Retype every line from the top of the entries down to the one with "from matplotlib.lines import Line2D", both included, and skip the pictures.

____ Material

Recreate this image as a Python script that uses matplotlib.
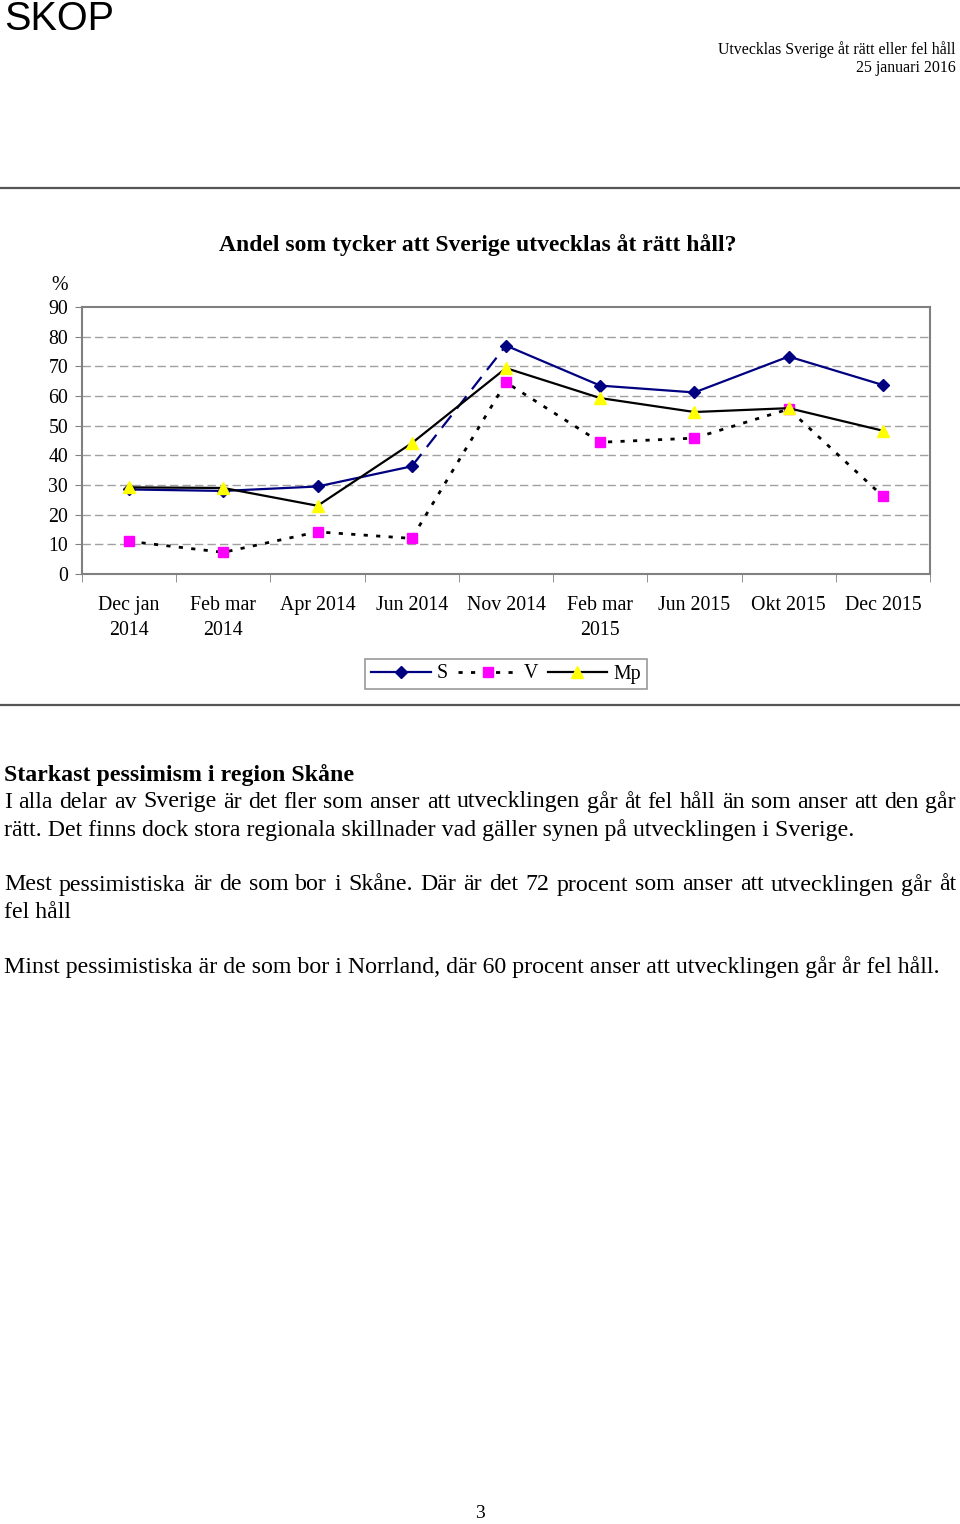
import matplotlib
matplotlib.use("Agg")
import numpy as np
import matplotlib.pyplot as plt
from matplotlib.lines import Line2D

# data
categories = ["Dec jan\n2014", "Feb mar\n2014", "Apr 2014", "Jun 2014", "Nov 2014",
              "Feb mar\n2015", "Jun 2015", "Okt 2015", "Dec 2015"]
s_values = [28.5, 28.0, 29.5, 36.3, 77.0, 63.5, 61.2, 73.3, 63.7]
v_values = [11.0, 7.3, 14.2, 12.0, 64.6, 44.4, 45.8, 55.6, 26.2]
mp_values = [29.2, 29.0, 23.0, 44.1, 69.4, 59.3, 54.6, 55.9, 48.3]
series_names = ["S", "V", "Mp"]
y_ticks = [0, 10, 20, 30, 40, 50, 60, 70, 80, 90]

title = "Andel som tycker att Sverige utvecklas åt rätt håll?"
header_lines = ["Utvecklas Sverige åt rätt eller fel håll", "25 januari 2016"]
body_heading = "Starkast pessimism i region Skåne"
body_lines = [
    ("I alla delar av Sverige är det fler som anser att utvecklingen går åt fel håll än som anser att den går", True),
    ("rätt. Det finns dock stora regionala skillnader vad gäller synen på utvecklingen i Sverige.", False),
    ("Mest pessimistiska är de som bor i Skåne. Där är det 72 procent som anser att utvecklingen går åt", True),
    ("fel håll", False),
    ("Minst pessimistiska är de som bor i Norrland, där 60 procent anser att utvecklingen går år fel håll.", False),
]
body_y = [802, 830, 885, 912, 967]

W, H = 960, 1524
SERIF = "Liberation Serif"
BODY = 17.2

fig = plt.figure(figsize=(W / 100, H / 100), dpi=100)
fig.patch.set_facecolor("white")


def fx(px):
    return px / W


def fy(py):
    return 1 - py / H


# header
fig.text(fx(4), fy(19), "SKOP", family="Liberation Sans", fontsize=28.5, va="center", ha="left")
fig.text(fx(956), fy(50), header_lines[0], family=SERIF, fontsize=11.4, va="center", ha="right")
fig.text(fx(956), fy(68), header_lines[1], family=SERIF, fontsize=11.4, va="center", ha="right")
for ypix in (188, 705):
    fig.add_artist(Line2D([0, 1], [fy(ypix), fy(ypix)], color="#555555", lw=1.6,
                          transform=fig.transFigure))

fig.text(fx(478), fy(245), title, family=SERIF, fontsize=17, weight="bold",
         ha="center", va="center")

# plot area
ax = fig.add_axes([fx(82), fy(574), fx(930) - fx(82), fy(307) - fy(574)])
x = np.arange(len(categories))

grid_kw = dict(color="#a0a0a0", lw=1, linestyle=(0, (6, 3)), zorder=0)
for t in y_ticks[1:-1]:
    ax.axhline(t, **grid_kw)

# S: solid except the dashed segment Jun 2014 -> Nov 2014
ax.plot(x[:4], s_values[:4], color="#000080", lw=1.6, zorder=3)
ax.plot(x[3:5], s_values[3:5], color="#000080", lw=1.6, linestyle=(0, (7, 4)), zorder=3)
ax.plot(x[4:], s_values[4:], color="#000080", lw=1.6, zorder=3)
ax.plot(x, s_values, linestyle="none", marker="D", ms=6.5, color="#000080", zorder=4)

ax.plot(x, v_values, color="black", lw=2, linestyle=(0, (1.5, 3)), marker="s", ms=7.5,
        markerfacecolor="#ff00ff", markeredgecolor="#ff00ff", zorder=3)
ax.plot(x, mp_values, color="black", lw=1.6, marker="^", ms=8.5,
        markerfacecolor="#ffff00", markeredgecolor="#ffff00", zorder=5)

ax.set_xlim(-0.5, len(categories) - 0.5)
ax.set_ylim(0, 90)
ax.set_yticks(y_ticks)
ax.set_yticklabels([str(t) for t in y_ticks], family=SERIF, fontsize=14.3)
ax.set_xticks(x)
ax.set_xticklabels(categories, family=SERIF, fontsize=14.3, linespacing=1.4)
ax.set_xticks(np.arange(len(categories) + 1) - 0.5, minor=True)
ax.tick_params(axis="x", which="major", length=0, pad=16)
ax.tick_params(axis="x", which="minor", length=6, color="#808080")
ax.tick_params(axis="y", length=5, color="#808080", pad=5)
for sp in ax.spines.values():
    sp.set_color("#808080")
    sp.set_linewidth(1.5)
fig.text(fx(60), fy(285), "%", family=SERIF, fontsize=14.3, ha="center", va="center")

# legend
handles = [
    Line2D([], [], color="#000080", lw=1.6, marker="D", ms=6.5),
    Line2D([], [], color="black", lw=2, linestyle=(0, (1.5, 3)), marker="s", ms=7.5,
           markerfacecolor="#ff00ff", markeredgecolor="#ff00ff"),
    Line2D([], [], color="black", lw=1.6, marker="^", ms=8.5,
           markerfacecolor="#ffff00", markeredgecolor="#ffff00"),
]
leg = fig.legend(handles, series_names, loc="center", bbox_to_anchor=(fx(506), fy(674)),
                 ncol=3, frameon=True, fancybox=False, edgecolor="#808080",
                 prop={"family": SERIF, "size": 14.3}, handlelength=3.0,
                 handletextpad=0.3, columnspacing=0.5, borderpad=0.3)
leg.get_frame().set_linewidth(1.2)

# body text
fig.text(fx(4), fy(775), body_heading, family=SERIF, fontsize=BODY, weight="bold",
         ha="left", va="center")

renderer = fig.canvas.get_renderer()


def justified(line, ypix, x0=4, x1=956, size=BODY):
    words = line.split(" ")
    texts = [fig.text(0, fy(ypix), w, family=SERIF, fontsize=size, ha="left", va="center")
             for w in words]
    widths = [t.get_window_extent(renderer).width for t in texts]
    gap = (x1 - x0 - sum(widths)) / (len(words) - 1)
    pos = x0
    for t, w in zip(texts, widths):
        t.set_x(fx(pos))
        pos += w + gap


for (line, just), ypix in zip(body_lines, body_y):
    if just:
        justified(line, ypix)
    else:
        fig.text(fx(4), fy(ypix), line, family=SERIF, fontsize=BODY, ha="left", va="center")

fig.text(fx(480), fy(1513), "3", family=SERIF, fontsize=14, ha="center", va="center")

fig.savefig("out.png", dpi=100)
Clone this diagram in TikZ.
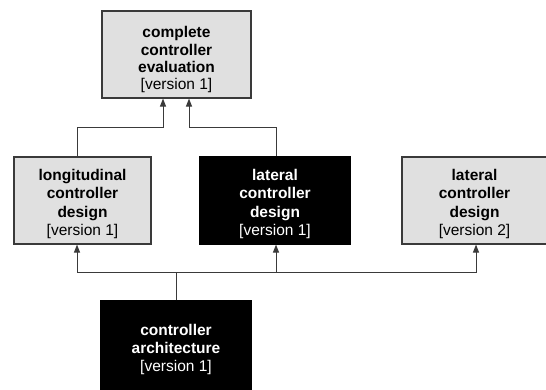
\documentclass[tikz,border=0pt]{standalone}
\usepackage{fontspec}
\setmainfont{Liberation Sans}
\usetikzlibrary{arrows.meta}
\definecolor{boxgray}{HTML}{E0E0E0}
\definecolor{edgegray}{HTML}{3A3A3A}
% \lift{h} puts an invisible strut of height h on a line
\newcommand{\lift}[1]{\rule{0pt}{#1}}
\tikzset{
  box/.style={draw=edgegray, line width=1.1pt, inner sep=0pt, align=center,
    font=\fontsize{15.5}{18.3}\selectfont},
  lightbox/.style={box, fill=boxgray, text=black},
  darkbox/.style={box, fill=black, draw=black, text=white},
  wire/.style={draw=edgegray, line width=1pt},
  arr/.style={wire, -{Triangle[length=8pt,width=6pt]}},
}
\begin{document}
\begin{tikzpicture}[x=1pt,y=1pt]
\useasboundingbox (0,0) rectangle (546,-390);
\clip (0,0) rectangle (546,-390);

\node[lightbox, minimum width=149pt, minimum height=87pt,
      font=\fontsize{15.5}{17.3}\selectfont] (top) at (176.5,-54.5)
  {\lift{22pt}\textbf{complete}\\\textbf{controller}\\\textbf{evaluation}\\{}[version 1]};
\node[lightbox, minimum width=137pt, minimum height=87pt] (long) at (82.5,-200.5)
  {\lift{18pt}\textbf{longitudinal}\\\textbf{controller}\\\textbf{design}\\{}[version 1]};
\node[darkbox, minimum width=150pt, minimum height=87pt] (lat1) at (275,-200.5)
  {\lift{18pt}\textbf{lateral}\\\textbf{controller}\\\textbf{design}\\{}[version 1]};
\node[lightbox, minimum width=145pt, minimum height=87pt] (lat2) at (474.5,-200.5)
  {\lift{18pt}\textbf{lateral}\\\textbf{controller}\\\textbf{design}\\{}[version 2]};
\node[darkbox, minimum width=150pt, minimum height=94pt] (arch) at (176,-348)
  {\lift{14pt}\textbf{controller}\\\textbf{architecture}\\{}[version 1]};

% design results feed the evaluation
\draw[arr] ([xshift=-5.5pt]long.north) -- ++(0,29) -| ([xshift=-13.5pt]top.south);
\draw[arr] ([xshift=1pt]lat1.north) -- ++(0,29) -| ([xshift=12.5pt]top.south);

% architecture fans out to the designs
\draw[wire] (arch.north) -- ++(0,28) coordinate (bus);
\draw[arr] (bus) -| ([xshift=-5.5pt]long.south);
\draw[arr] (bus) -| ([xshift=1pt]lat1.south);
\draw[arr] (bus) -| ([xshift=1.5pt]lat2.south);
\end{tikzpicture}
\end{document}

________

#### Output of the exercise:
Recreate this image as a Python script that uses matplotlib.
import matplotlib
matplotlib.use("Agg")
import numpy as np
import matplotlib.pyplot as plt
from matplotlib.lines import Line2D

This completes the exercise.